С тех пор почти тридцать лет я не мог забыть эту тихую решимость, на первый взгляд не имевшую никакой связи с ситуацией, в которой она прозвучала. И только много позже понял, что Калик имел в виду, когда вышел на экраны его фильм-монолог, фильм-автобиография, фильм-мемуар. Кстати сказать, он так и называется — «И возвращается ветер… (мемуары)» и содержит в своем прихотливом сюжете практически все мотивы киноиудаики начала девяностых годов. Ибо в жизни Калика волей еврейской судьбы сфокусировалось почти все, что довелось пережить его единоверцам и единоплеменникам под пятой «красного фараона», в той безвоздушности великой державы, которую он еще раз почувствовал на премьере кулиджановской ленты. Все, что он пытался всю свою советскую жизнь выразить в немногих картинах, которые ему удалось снять (об этом см. предыдущую главу). И потому здесь, на экране, где Калик собрал всех, кажется, с кем когда-либо работал, дружил, просто пересекался, в странной гармонии возникают, переплетаются, сливаются воедино и расходятся в разные стороны фрагменты из его фильмов и эпизоды его биографии, которые, как оказалось сейчас, рассказывали только о нем самом, как бы ни были далеки персонажи этих картин от конкретных фактов его собственной жизни. Детство, семья, эвакуация, ВГИК, лагерь, снова ВГИК, «оттепель», эмиграция, Израиль… Энциклопедия еврейской жизни, сфокусированная в судьбе режиссера… Энциклопедия мотивов, побуждавших сотни тысяч советских евреев рваться на Запад, в Израиль ли, в Америку ли, куда угодно…

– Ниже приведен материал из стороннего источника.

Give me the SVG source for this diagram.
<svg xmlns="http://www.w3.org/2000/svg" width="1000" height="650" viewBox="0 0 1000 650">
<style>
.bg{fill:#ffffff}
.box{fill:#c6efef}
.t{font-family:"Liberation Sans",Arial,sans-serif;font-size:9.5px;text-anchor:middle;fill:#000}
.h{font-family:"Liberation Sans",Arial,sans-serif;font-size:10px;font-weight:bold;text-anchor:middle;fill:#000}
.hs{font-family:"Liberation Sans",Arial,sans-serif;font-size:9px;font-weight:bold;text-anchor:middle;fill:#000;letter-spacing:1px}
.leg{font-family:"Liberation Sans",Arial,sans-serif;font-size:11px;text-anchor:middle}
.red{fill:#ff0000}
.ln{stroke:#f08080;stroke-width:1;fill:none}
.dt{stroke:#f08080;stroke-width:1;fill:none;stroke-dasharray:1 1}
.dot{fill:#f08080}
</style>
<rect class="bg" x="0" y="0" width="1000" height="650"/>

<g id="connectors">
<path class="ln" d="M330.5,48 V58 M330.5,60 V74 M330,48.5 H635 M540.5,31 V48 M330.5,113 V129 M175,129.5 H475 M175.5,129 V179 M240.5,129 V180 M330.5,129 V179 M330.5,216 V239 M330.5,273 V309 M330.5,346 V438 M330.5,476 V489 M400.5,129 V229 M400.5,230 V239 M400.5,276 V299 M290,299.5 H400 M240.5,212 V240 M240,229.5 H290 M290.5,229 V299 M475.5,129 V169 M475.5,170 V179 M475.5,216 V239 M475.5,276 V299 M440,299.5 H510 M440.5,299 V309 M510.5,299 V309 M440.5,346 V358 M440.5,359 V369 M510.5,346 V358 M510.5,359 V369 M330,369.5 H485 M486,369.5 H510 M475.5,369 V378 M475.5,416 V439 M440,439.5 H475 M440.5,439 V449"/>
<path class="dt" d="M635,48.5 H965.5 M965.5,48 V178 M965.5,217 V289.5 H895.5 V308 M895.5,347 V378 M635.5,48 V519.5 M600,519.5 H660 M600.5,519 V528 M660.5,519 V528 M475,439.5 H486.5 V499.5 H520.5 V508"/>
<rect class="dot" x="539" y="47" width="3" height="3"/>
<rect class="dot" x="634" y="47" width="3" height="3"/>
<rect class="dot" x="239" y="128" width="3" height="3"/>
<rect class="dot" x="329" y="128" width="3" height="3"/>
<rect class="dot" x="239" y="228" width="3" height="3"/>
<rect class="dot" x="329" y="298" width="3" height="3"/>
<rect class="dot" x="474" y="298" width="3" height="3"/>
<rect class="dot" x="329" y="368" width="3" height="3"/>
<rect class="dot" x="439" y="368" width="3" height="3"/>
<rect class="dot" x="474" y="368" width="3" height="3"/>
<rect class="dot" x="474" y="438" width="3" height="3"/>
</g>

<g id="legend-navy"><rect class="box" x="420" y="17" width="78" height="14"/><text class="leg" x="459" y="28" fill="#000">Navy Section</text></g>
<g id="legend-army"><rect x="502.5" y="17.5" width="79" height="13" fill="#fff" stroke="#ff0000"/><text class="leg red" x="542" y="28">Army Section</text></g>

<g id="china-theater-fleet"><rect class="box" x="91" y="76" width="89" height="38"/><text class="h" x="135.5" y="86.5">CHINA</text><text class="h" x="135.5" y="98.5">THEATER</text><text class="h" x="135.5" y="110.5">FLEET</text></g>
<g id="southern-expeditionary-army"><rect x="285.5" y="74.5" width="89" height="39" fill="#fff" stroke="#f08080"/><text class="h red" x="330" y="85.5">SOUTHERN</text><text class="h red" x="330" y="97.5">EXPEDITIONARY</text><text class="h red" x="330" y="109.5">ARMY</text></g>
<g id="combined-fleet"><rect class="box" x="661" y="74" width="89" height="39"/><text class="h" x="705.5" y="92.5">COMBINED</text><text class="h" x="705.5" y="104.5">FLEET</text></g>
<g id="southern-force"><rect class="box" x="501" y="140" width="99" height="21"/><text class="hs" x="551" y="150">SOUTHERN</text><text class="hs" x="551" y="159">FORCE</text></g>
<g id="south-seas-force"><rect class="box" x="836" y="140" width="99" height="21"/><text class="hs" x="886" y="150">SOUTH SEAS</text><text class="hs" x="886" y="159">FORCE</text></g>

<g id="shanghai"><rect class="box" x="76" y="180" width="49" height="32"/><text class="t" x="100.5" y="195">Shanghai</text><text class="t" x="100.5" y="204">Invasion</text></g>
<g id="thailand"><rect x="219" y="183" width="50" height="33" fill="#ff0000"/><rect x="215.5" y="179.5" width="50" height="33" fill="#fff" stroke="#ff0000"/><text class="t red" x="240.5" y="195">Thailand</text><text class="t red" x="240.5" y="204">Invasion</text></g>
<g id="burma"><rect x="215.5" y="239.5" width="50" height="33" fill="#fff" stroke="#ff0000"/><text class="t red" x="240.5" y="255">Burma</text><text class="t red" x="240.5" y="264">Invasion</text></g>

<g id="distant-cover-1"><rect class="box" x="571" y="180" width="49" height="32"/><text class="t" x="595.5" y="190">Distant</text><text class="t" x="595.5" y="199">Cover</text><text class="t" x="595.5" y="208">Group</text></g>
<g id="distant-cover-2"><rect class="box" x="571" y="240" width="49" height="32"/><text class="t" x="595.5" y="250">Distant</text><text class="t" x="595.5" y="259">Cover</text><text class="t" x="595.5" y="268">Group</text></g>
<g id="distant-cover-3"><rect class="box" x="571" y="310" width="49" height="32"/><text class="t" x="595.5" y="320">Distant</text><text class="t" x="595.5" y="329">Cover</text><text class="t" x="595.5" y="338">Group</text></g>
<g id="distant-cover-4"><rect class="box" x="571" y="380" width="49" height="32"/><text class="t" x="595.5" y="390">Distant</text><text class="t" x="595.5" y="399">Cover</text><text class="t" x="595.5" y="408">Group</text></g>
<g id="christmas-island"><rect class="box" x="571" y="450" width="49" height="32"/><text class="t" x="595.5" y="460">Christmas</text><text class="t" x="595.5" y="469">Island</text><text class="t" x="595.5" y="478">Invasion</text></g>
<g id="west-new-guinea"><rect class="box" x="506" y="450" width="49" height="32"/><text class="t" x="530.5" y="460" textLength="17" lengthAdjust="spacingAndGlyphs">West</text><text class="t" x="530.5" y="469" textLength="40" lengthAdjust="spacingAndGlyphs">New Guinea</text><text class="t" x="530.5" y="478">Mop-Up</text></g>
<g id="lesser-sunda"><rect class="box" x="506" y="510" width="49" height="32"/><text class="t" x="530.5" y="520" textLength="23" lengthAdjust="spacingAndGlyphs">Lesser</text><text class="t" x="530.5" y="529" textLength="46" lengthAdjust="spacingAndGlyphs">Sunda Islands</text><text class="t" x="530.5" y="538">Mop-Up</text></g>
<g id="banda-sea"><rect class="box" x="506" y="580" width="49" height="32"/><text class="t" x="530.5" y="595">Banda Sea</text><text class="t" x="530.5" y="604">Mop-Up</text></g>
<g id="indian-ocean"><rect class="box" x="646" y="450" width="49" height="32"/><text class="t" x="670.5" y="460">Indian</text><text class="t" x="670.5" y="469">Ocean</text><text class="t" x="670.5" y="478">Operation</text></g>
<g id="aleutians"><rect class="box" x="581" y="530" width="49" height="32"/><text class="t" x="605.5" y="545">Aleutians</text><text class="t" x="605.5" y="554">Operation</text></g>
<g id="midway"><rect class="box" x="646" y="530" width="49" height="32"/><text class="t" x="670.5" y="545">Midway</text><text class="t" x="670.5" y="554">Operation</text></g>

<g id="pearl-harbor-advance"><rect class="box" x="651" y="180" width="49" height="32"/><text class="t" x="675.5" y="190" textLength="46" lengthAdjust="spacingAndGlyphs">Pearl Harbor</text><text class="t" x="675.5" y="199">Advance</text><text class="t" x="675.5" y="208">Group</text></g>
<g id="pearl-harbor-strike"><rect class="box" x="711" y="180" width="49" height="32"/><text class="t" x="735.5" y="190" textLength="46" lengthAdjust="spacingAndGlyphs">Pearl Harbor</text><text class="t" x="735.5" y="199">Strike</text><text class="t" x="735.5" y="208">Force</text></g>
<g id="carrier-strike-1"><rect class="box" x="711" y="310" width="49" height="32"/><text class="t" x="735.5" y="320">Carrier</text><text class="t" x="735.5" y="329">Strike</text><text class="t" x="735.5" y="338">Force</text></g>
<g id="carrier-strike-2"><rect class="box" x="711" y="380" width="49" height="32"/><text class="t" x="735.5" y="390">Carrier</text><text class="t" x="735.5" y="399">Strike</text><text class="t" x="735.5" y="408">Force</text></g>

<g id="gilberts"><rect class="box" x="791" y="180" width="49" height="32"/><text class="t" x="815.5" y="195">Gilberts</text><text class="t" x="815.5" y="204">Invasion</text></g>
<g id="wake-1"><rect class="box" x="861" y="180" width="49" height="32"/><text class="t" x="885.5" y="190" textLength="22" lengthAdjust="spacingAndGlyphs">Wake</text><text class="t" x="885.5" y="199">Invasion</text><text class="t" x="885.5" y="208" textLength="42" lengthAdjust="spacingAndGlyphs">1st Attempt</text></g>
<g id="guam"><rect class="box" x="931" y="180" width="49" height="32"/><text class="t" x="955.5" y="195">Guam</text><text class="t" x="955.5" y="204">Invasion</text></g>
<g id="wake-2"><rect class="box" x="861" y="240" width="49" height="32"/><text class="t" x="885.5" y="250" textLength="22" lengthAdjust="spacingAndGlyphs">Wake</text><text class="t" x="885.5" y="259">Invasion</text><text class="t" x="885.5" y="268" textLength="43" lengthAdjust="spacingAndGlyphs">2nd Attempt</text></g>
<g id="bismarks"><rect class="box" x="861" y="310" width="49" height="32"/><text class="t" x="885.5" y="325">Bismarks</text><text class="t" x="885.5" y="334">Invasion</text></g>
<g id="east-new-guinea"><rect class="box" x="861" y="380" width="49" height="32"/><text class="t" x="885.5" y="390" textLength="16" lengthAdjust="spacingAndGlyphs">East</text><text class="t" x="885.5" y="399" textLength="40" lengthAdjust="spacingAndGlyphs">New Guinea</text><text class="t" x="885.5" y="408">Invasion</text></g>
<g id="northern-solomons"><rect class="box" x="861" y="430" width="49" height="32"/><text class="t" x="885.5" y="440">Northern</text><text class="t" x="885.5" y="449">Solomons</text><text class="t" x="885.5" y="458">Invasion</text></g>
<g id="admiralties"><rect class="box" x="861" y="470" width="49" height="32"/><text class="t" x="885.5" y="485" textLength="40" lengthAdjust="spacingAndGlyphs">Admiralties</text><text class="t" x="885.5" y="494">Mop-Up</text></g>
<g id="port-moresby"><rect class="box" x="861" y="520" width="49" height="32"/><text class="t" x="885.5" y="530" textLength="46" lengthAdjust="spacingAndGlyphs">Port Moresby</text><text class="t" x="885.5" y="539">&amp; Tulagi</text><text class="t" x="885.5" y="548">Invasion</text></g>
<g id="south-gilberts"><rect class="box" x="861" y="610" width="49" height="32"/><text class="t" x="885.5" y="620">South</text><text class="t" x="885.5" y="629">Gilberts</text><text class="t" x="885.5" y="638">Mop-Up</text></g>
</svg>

Впрочем, началось это много-много раньше, еще в девятнадцатом столетии, после страшных погромов восьмидесятых годов, продолжившихся погромами первых лет столетия двадцатого. Об этом мы уже видели фильм Астрахана. Однако почти одновременно с «Изыди!» зритель мог увидеть и фильм, как бы продолжающий историю Мотла Рабиновича, как бы рассматривающий один из самых оптимистических вариантов его последующей судьбы. Я имею в виду картину «Мы едем в Америку» (режиссер Е. Грибов, 1992). Еще один Шолом- Алейхем, на этот раз «Мальчик Мотл». Экранизация удивительной актуальности: начало большой алии, слухи о погромах, за которыми явно просматривается руководящая и направляющая рука КГБ, общество «Память» как генетическая память, да простится мне эта тавтология, о Союзе Михаила Архангела и Союзе русского народа, народный антисемитизм, который теснит на обочину общественной жизни антисемитизм государственный. При этом — никаких прямых аллюзий, никаких кукишей в кармане — чистый Шолом-Алейхем, реконструкция штетла, быт, обычаи, обряды, иллюзии, надежды, мифы. Судя по всему, первая такая реконструкция на российском экране — Советского Союза больше нет, так что действие фильма начинается как бы за нынешней западной границей.